Before making any offshore hire, define what good output looks like, who reviews it, and how often.
When a local Gulf hire is the better decision
The role requires real-time physical presence in a Gulf office every day
The position involves direct management of a large local team immediately
The work is highly politically sensitive and depends entirely on internal relationship capital
Decisions made in this role carry legal or regulatory weight that requires local oversight
There is clear, full-time specialist workload every week that cannot be separated from on-site collaboration
When an offshore hire is the better first move
The work is recurring on a weekly or monthly rhythm and can be documented clearly
Leaders or senior staff are currently handling operational or administrative tasks themselves
You need dedicated support without committing to local employment costs and overhead
The output is measurable and reviewable remotely
You want to test which specialist function you need before committing to a senior local hire
The role can combine two or three related workflows before you need a narrow specialist
Most Gulf businesses do not need every function covered locally before they can scale. They need the right offshore support for the work that is already happening every week, done by the wrong people. Start with the recurring work, define the role clearly, and build offshore capacity before adding more fixed overhead locally.
At My Virtual Mate, we usually see the best results when Gulf businesses start with one or two clearly defined offshore roles before expanding into a broader team build.
Frequently asked questions (FAQs)
1. What is an offshore team in the context of Gulf businesses?
An offshore team is a group of dedicated professionals based in another country who work as an extension of your Gulf-based business. They handle defined functions remotely, from finance and IT support to executive assistance and marketing operations, under your direction and within your workflows.
2. Why are Gulf businesses building offshore teams now?
The GCC faces a growing gap between the demand for skilled professionals and what the local market can supply at a sustainable cost. Offshore teams allow Gulf businesses to access experienced talent, reduce fixed overhead, and scale operations without being constrained by local hiring timelines or salary benchmarks.
3. What roles are most commonly offshored by Gulf businesses?
Common offshore roles for Gulf businesses include finance and accounting support, data analysis and reporting, IT and systems administration, executive and founder assistance, marketing and CRM operations, HR and payroll administration, and customer success coordination.
4. How do you decide which role to offshore first?

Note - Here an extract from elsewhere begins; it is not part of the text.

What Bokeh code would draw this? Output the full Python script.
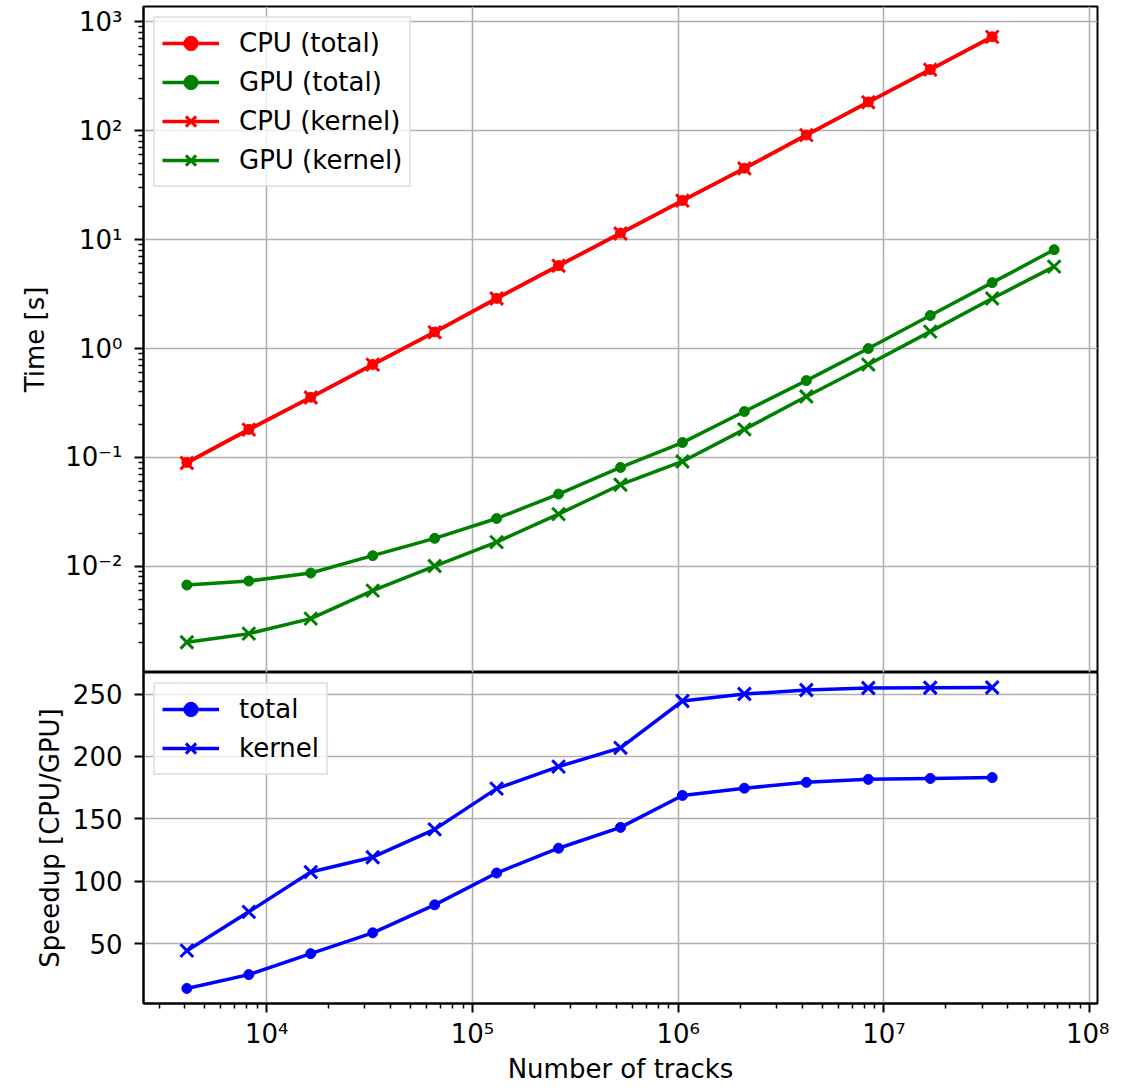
import math
from bokeh.plotting import figure
from bokeh.layouts import column
from bokeh.models import (Range1d, FixedTicker, CustomJSTickFormatter, Legend, LegendItem)
from bokeh.embed import file_html
from bokeh.resources import INLINE

# ---------------- data ----------------
tracks = [4096, 8192, 16384, 32768, 65536, 131072, 262144, 524288, 1048576,
          2097152, 4194304, 8388608, 16777216, 33554432, 67108864]
cpu_total = [0.090, 0.181, 0.357, 0.714, 1.42, 2.89, 5.78, 11.5, 22.9, 45.3, 91.5, 184, 365, 730]
cpu_kernel = [0.089, 0.180, 0.355, 0.712, 1.41, 2.88, 5.76, 11.4, 22.8, 45.1, 91.2, 183, 364, 728]
gpu_total = [0.00673, 0.00733, 0.00868, 0.01253, 0.01807, 0.0275, 0.0461, 0.0809, 0.137,
             0.264, 0.508, 1.00, 2.01, 4.03, 8.09]
gpu_kernel = [0.00201, 0.00241, 0.00331, 0.00598, 0.01007, 0.0167, 0.0302, 0.0562, 0.0919,
              0.181, 0.363, 0.713, 1.43, 2.88, 5.65]
speedup_total = [14.0, 25.1, 41.9, 58.6, 81.0, 106.5, 126.4, 143.1, 168.7, 174.5, 179.2, 181.6, 182.3, 183.0]
speedup_kernel = [44.3, 75.4, 107.3, 119.2, 141.5, 174.2, 191.8, 206.9, 244.4, 250.0, 253.2, 254.8, 255.0, 255.2]

x_major = [1e4, 1e5, 1e6, 1e7, 1e8]
x_minor = [m * 10 ** k for k in range(3, 8) for m in range(2, 10)]
ytop_major = [1e-2, 1e-1, 1e0, 1e1, 1e2, 1e3]
ytop_minor = [m * 10 ** k for k in range(-3, 3) for m in range(2, 10)]
ybot_major = [50, 100, 150, 200, 250]

FONT = "DejaVu Sans"
FS = "26px"
RED, GREEN, BLUE = "#ff0000", "#008000", "#0000ff"

# ranges with matplotlib-like 5% margins
lx0, lx1 = math.log10(min(tracks)), math.log10(max(tracks))
mx = 0.05 * (lx1 - lx0)
x_range = Range1d(10 ** (lx0 - mx), 10 ** (lx1 + mx))
allt = cpu_total + cpu_kernel + gpu_total + gpu_kernel
ly0, ly1 = math.log10(min(allt)), math.log10(max(allt))
my = 0.05 * (ly1 - ly0)
ytop_range = Range1d(10 ** (ly0 - my), 10 ** (ly1 + my))
alls = speedup_total + speedup_kernel
s0, s1 = min(alls), max(alls)
ms = 0.05 * (s1 - s0)
ybot_range = Range1d(s0 - ms, s1 + ms)

sup_fmt = CustomJSTickFormatter(code=r"""
const sup = {"0":"\u2070","1":"\u00b9","2":"\u00b2","3":"\u00b3","4":"\u2074",
             "5":"\u2075","6":"\u2076","7":"\u2077","8":"\u2078","9":"\u2079","-":"\u207b"};
const e = Math.round(Math.log10(tick));
return "10" + String(e).split("").map(c => sup[c]).join("");
""")


def style_axis(ax):
    ax.axis_line_color = "black"
    ax.axis_line_width = 2
    ax.major_tick_line_color = "black"
    ax.major_tick_line_width = 2
    ax.minor_tick_line_color = "black"
    ax.minor_tick_line_width = 1.5
    ax.major_tick_out = 9
    ax.major_tick_in = 0
    ax.minor_tick_out = 5
    ax.minor_tick_in = 0
    ax.major_label_text_font = FONT
    ax.major_label_text_font_size = FS
    ax.major_label_text_color = "black"
    ax.axis_label_text_font = FONT
    ax.axis_label_text_font_size = FS
    ax.axis_label_text_font_style = "normal"
    ax.axis_label_text_color = "black"
    ax.major_label_standoff = 12
    ax.axis_label_standoff = 10


def style_fig(p):
    p.outline_line_color = "black"
    p.outline_line_width = 2
    p.outline_line_alpha = 1
    for g in (p.xgrid[0], p.ygrid[0]):
        g.grid_line_color = "#b0b0b0"
        g.grid_line_width = 1.6
    p.background_fill_color = "white"
    p.border_fill_color = "white"


def make_legend(items, fs=FS):
    lg = Legend(items=items, location="top_left")
    lg.label_text_font = FONT
    lg.label_text_font_size = fs
    lg.label_text_color = "black"
    lg.border_line_color = "#cccccc"
    lg.border_line_width = 2
    lg.background_fill_color = "white"
    lg.background_fill_alpha = 0.8
    lg.glyph_width = 57
    lg.glyph_height = 36
    lg.label_height = 30
    lg.label_standoff = 20
    lg.spacing = 3
    lg.padding = 7
    lg.margin = 10
    return lg


# ---------------- top panel ----------------
top = figure(frame_width=954, frame_height=666, x_axis_type="log", y_axis_type="log",
             x_range=x_range, y_range=ytop_range, output_backend="svg",
             toolbar_location=None, min_border_left=143, min_border_right=12,
             min_border_top=6, min_border_bottom=0)
top.xaxis.ticker = FixedTicker(ticks=x_major, minor_ticks=x_minor)
top.yaxis.ticker = FixedTicker(ticks=ytop_major, minor_ticks=ytop_minor)
top.yaxis.formatter = sup_fmt
top.xaxis.visible = False
top.yaxis.axis_label = "Time [s]"
style_axis(top.yaxis[0])
top.yaxis.axis_label_standoff = 12
style_fig(top)

n_cpu = len(cpu_total)
l1 = top.line(tracks[:n_cpu], cpu_total, line_color=RED, line_width=3.5)
m1 = top.scatter(tracks[:n_cpu], cpu_total, marker="circle", size=10, color=RED)
l2 = top.line(tracks, gpu_total, line_color=GREEN, line_width=3.5)
m2 = top.scatter(tracks, gpu_total, marker="circle", size=10, color=GREEN)
l3 = top.line(tracks[:n_cpu], cpu_kernel, line_color=RED, line_width=3.5)
m3 = top.scatter(tracks[:n_cpu], cpu_kernel, marker="x", size=18, line_color=RED, line_width=3)
l4 = top.line(tracks, gpu_kernel, line_color=GREEN, line_width=3.5)
m4 = top.scatter(tracks, gpu_kernel, marker="x", size=18, line_color=GREEN, line_width=3)

top.add_layout(make_legend([
    LegendItem(label="CPU (total)", renderers=[l1, m1]),
    LegendItem(label="GPU (total)", renderers=[l2, m2]),
    LegendItem(label="CPU (kernel)", renderers=[l3, m3]),
    LegendItem(label="GPU (kernel)", renderers=[l4, m4]),
]))

# ---------------- bottom panel ----------------
bot = figure(frame_width=954, frame_height=331, x_axis_type="log",
             x_range=x_range, y_range=ybot_range, output_backend="svg",
             toolbar_location=None, min_border_left=143, min_border_right=12,
             min_border_top=0, min_border_bottom=0)
bot.xaxis.ticker = FixedTicker(ticks=x_major, minor_ticks=x_minor)
bot.xaxis.formatter = sup_fmt
bot.yaxis.ticker = FixedTicker(ticks=ybot_major, minor_ticks=[])
bot.xaxis.axis_label = "Number of tracks"
bot.yaxis.axis_label = "Speedup [CPU/GPU]"
style_axis(bot.xaxis[0])
style_axis(bot.yaxis[0])
bot.xaxis.major_label_standoff = 6
bot.xaxis.axis_label_standoff = 2
bot.yaxis.axis_label_standoff = 5
style_fig(bot)

n_s = len(speedup_total)
b1 = bot.line(tracks[:n_s], speedup_total, line_color=BLUE, line_width=3.5)
bm1 = bot.scatter(tracks[:n_s], speedup_total, marker="circle", size=10, color=BLUE)
b2 = bot.line(tracks[:n_s], speedup_kernel, line_color=BLUE, line_width=3.5)
bm2 = bot.scatter(tracks[:n_s], speedup_kernel, marker="x", size=18, line_color=BLUE, line_width=3)
bot.add_layout(make_legend([
    LegendItem(label="total", renderers=[b1, bm1]),
    LegendItem(label="kernel", renderers=[b2, bm2]),
]))

layout = column(top, bot, spacing=0)
with open("out.html", "w", encoding="utf-8") as f:
    f.write(file_html(layout, INLINE))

Start with the bottleneck that appears most often in your operations. If reporting is always delayed, hire a reporting analyst. If senior people are managing their own calendars and inboxes, hire an executive assistant. If process visibility is poor, hire an operations coordinator. Hire by the problem, not by the org chart.
5. When should a Gulf business hire offshore instead of locally?
A Gulf business should consider offshore hiring first when the work is recurring and structured, when the local talent market is slow or expensive for that role, or when senior people are currently handling tasks that should be owned by a dedicated professional. Offshore hiring is usually the better first move when you need to build capacity without significantly increasing fixed overhead.